As the days get longer, my time gets shorter

One of the great joys of my apartment  has been watching the Hudson, especially the sunsets, for the last two years.  As both the month and the time for me to pack get shorter, it is nearly six o’clock and the sun is still lighting the sky.  It has dipped below the highlands across the river, but it has left a glorious peach hue on the horizon and blue, purple and golden tints on the ice-covered river.

My views are best without the trees’ leaves to interfere and I won’t get to see them leaf out this season. I should not be admiring the scenery. I should be packing and sorting. I did this just two years ago which will make this easier in many ways. But since I don’t move often the upcoming relocation is harder because it seems to me as if I just did this. I’m getting past seeing this as a disaster, rather, to use a current tech term it is a disruption. However, by both age and predisposition, I am disinclined to disruptions. When the kids were younger it was common parlance among parents to talk about a child’s ability to deal with transitions.  It was years before I recognized that it was I who had trouble with them.
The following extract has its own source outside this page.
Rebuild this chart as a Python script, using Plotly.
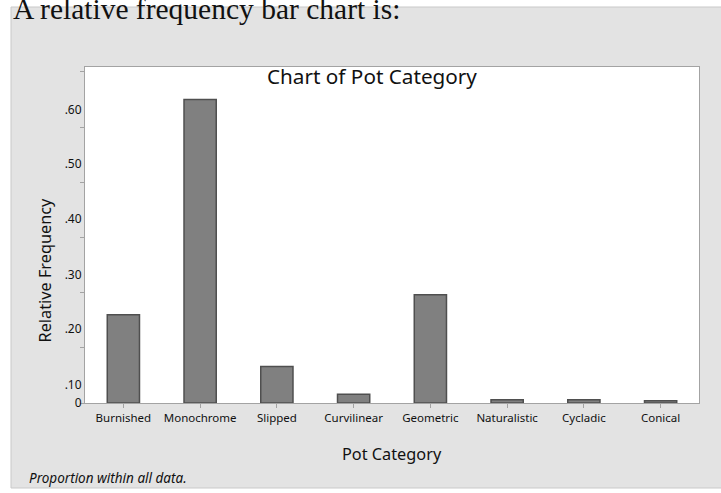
import plotly.graph_objects as go

# ---- data ----
categories = ["Burnished", "Monochrome", "Slipped", "Curvilinear",
              "Geometric", "Naturalistic", "Cycladic", "Conical"]
rel_freq = [0.160, 0.550, 0.066, 0.016, 0.196, 0.006, 0.006, 0.004]

# tick labels as printed on the chart (label text and where it sits)
ytick_text = ["0", ".10", ".20", ".30", ".40", ".50", ".60"]
ytick_pos = [0.0, 0.033, 0.134, 0.232, 0.334, 0.433, 0.531]

W, H = 721, 493
L, R, T, B = 85, 699, 67, 403   # plot area in pixels


def px(x):
    return (x - L) / (R - L)


def py(y):
    return (B - y) / (B - T)


SANS = "Noto Sans"

fig = go.Figure()
fig.add_trace(go.Bar(
    x=categories, y=rel_freq, width=0.42,
    marker=dict(color="#808080", line=dict(color="#4f4f4f", width=1.5)),
    showlegend=False, hoverinfo="x+y",
))

shapes = [
    # grey outer panel
    dict(type="rect", xref="paper", yref="paper", layer="below",
         x0=px(11), x1=px(725), y0=py(488), y1=py(7),
         fillcolor="#e3e3e3", line=dict(color="#c9c9c9", width=1)),
    # white plot area
    dict(type="rect", xref="paper", yref="paper", layer="below",
         x0=0, x1=1, y0=0, y1=1,
         fillcolor="white", line=dict(width=0)),
]

annotations = [
    dict(text="A relative frequency bar chart is:", xref="paper", yref="paper",
         x=px(11), y=py(9), xanchor="left", yanchor="middle", showarrow=False,
         font=dict(family="Liberation Serif", size=29.5, color="#111111")),
    dict(text="Chart of Pot Category", xref="paper", yref="paper",
         x=px(371.5), y=py(76), xanchor="center", yanchor="middle", showarrow=False,
         font=dict(family=SANS, size=20.7, color="#111111")),
    dict(text="Pot Category", xref="paper", yref="paper",
         x=px(391.5), y=py(454), xanchor="center", yanchor="middle", showarrow=False,
         font=dict(family=SANS, size=16.3, color="#111111")),
    dict(text="Relative Frequency", xref="paper", yref="paper",
         x=px(44.5), y=py(270), xanchor="center", yanchor="middle", showarrow=False,
         textangle=-90,
         font=dict(family=SANS, size=16.3, color="#111111")),
    dict(text="<i>Proportion within all data.</i>", xref="paper", yref="paper",
         x=px(27), y=py(478), xanchor="left", yanchor="middle", showarrow=False,
         font=dict(family=SANS, size=13.5, color="#111111")),
]

fig.update_layout(
    width=W, height=H,
    margin=dict(l=L, r=W - R, t=T, b=H - B, pad=0),
    paper_bgcolor="white",
    plot_bgcolor="rgba(0,0,0,0)",
    shapes=shapes,
    annotations=annotations,
    bargap=0.5,
    font=dict(family=SANS, color="#111111"),
    xaxis=dict(
        range=[-0.5, 7.5], showgrid=False, zeroline=False,
        showline=True, mirror=True, linecolor="#a3a3a3", linewidth=1,
        ticks="outside", ticklen=4, tickcolor="#a3a3a3", tickwidth=1,
        tickfont=dict(family=SANS, size=11.5, color="#111111"),
    ),
    yaxis=dict(
        range=[0, 0.609], showgrid=False, zeroline=False,
        showline=True, mirror=True, linecolor="#a3a3a3", linewidth=1,
        tickmode="array", tickvals=ytick_pos, ticktext=ytick_text,
        ticks="", ticklen=0,
        tickfont=dict(family=SANS, size=12, color="#111111"),
        minor=dict(ticks="outside", tickmode="linear", tick0=0, dtick=0.1,
                   ticklen=4, tickcolor="#a3a3a3", tickwidth=1, showgrid=False),
    ),
)

fig.write_html("out.html", config={"displayModeBar": False})

# remove the browser's default page margin so the figure sits at (0, 0)
with open("out.html", "r", encoding="utf-8") as f:
    html = f.read()
html = html.replace("<head>", "<head><style>html,body{margin:0;padding:0;overflow:hidden;}</style>", 1)
with open("out.html", "w", encoding="utf-8") as f:
    f.write(html)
After we had rented for a couple of years in our “wait-and-see” phase of suburban living it came time to buy. I said that we had to stay in same small school district because D had been in three schools in four years, and she shouldn’t have to go through that again.  She was eight. No, I admitted to myself, I didn’t want to start over. I was feeling at home, had friends whom I cared for.  I had a life that I wanted to keep. And so it went. We bought our house, watched our children grow and thrive. We watched them in their sports, attended an enormous number of concerts, plays and exhibits. We entertained, walked in the woods, celebrated many birthdays and holidays.

We endured financial difficulties, sent our oldest off to college and felt our marriage fraying. When our middle girl, M, was hit by a truck three weeks after she arrived at her college, she sustained a hideous traumatic brain injury (TBI) and nearly died. All five of our lives were irretrievably altered by that incident. Life since then has been a series of transitions. I would like to think that I have managed them better than I did those between vacation and back to school. It is absurd, of course, to put them into the same category. One of the advantages of having endured the days, months and years of M’s recovery is that most other upheavals seem insignificant.

I worked in unpleasant circumstances that drove colleagues mad and my attitude was, hey, nobody’s dying! I have been out of work for a  year and I’m getting a divorce (homeless,loveless and jobless), but I am satisfied with my life in general because the kids are all great. So here I sit watching the colors on the horizon deepen and the room in which I sit grow dark. However, the boxes that surround me are not packing themselves and the time I have to manage my next transition is slipping into the shadows.